A segunda parte não seria mais sedutora. Slimani, que até se estreou a marcar na Liga contra o Marítimo, continuaria a sua luta do costume entre os centrais, procurando o que melhor sabe fazer: dar dores de cabeça àquela gente toda. Este argelino tem muito coração e nunca desiste, dá gosto ver. A sua pressão era essencial na hora do Marítimo pensar o jogo.

O sol desapareceria eventualmente, em boa hora para o calor não atrapalhar a recuperação e a respiração ofegante dos atletas. Mas o andamento e intensidade não andariam de mãos dadas com esta partida. O segundo tempo era dividido em ações, com muita liberdade, qual duelo de xadrez que permite o tempo ao rival para pensar o que quer fazer. Aos 68′, o desinspirado Carrillo deu lugar a Carlos Mané, para oferecer outra pedalada e alegria ao apagado ataque do Sporting.

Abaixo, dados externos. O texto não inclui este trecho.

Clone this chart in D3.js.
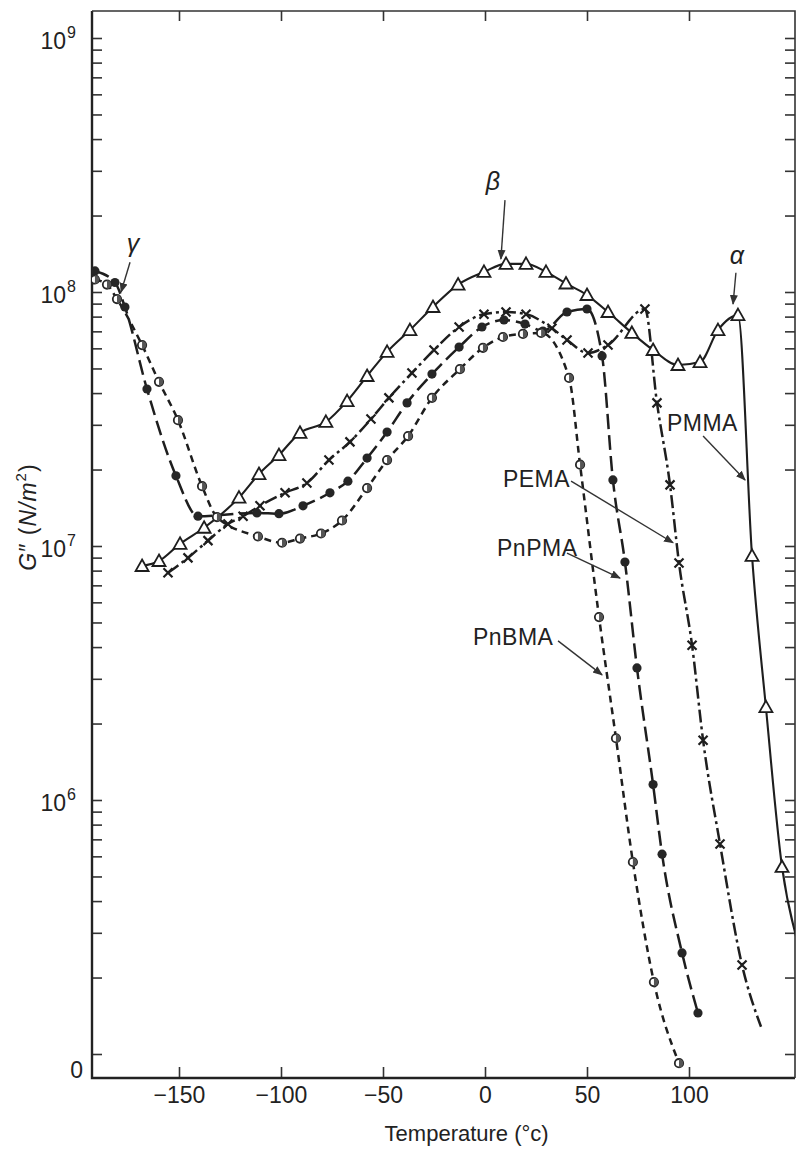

E foi ele, o jovem extremo, que inventou uma jogada e tocou para o meio, onde estava Adrien à espera. O médio tentou a sorte, mas a bola saiu por cima. Se estivesse farto de festejar o “parabéns a você”, Adrien podia sempre abrir uma garrafa de champagne para celebrar o 150.º jogo pelos leões — só Rui Patrício o supera. E este senhor Perruchet, ou Adrien Silva, até tinha uma magia a seu favor: sempre que marcou para o campeonato (12 vezes), o Sporting venceu. Adivinhava-se um belo presente de aniversário então…

Ponto final. Sporting volta a vencer e ajeita os retrovisores do monolugar para olhar lá longe o Sp. Braga, que perdeu sábado no Estádio da Luz (0-2). Os leões aumentam para sete os pontos de vantagem para os minhotos e já sentem o hino da Liga dos Campeões a soar junto às orelhas.

É justo também fazer uma referência a Danilo Pereira, um jogador que encantava muita gente nos juvenis do Estoril Praia e que rapidamente saltou para o Benfica. Hoje, é importante nos equilíbrios do Marítimo e é muitas vezes o cérebro da equipa. Neste domingo até mereceu usar a braçadeira. Esta foi a segunda partida de Ivo Vieira, que substituiu Leonel Pontes no banco dos madeirenses, depois de vencer o Paços de Ferreira (2-1).

Para se ver resultado igual, favorável aos visitantes, é preciso recuar a um fim de tarde de novembro de 2006. O Sporting de Paulo Bento enganou o Marítimo de Alberto Pazos. O herói nem foi Nani, nem Moutinho, muito menos Liedson, mas sim Tello, Rodrigo Tello.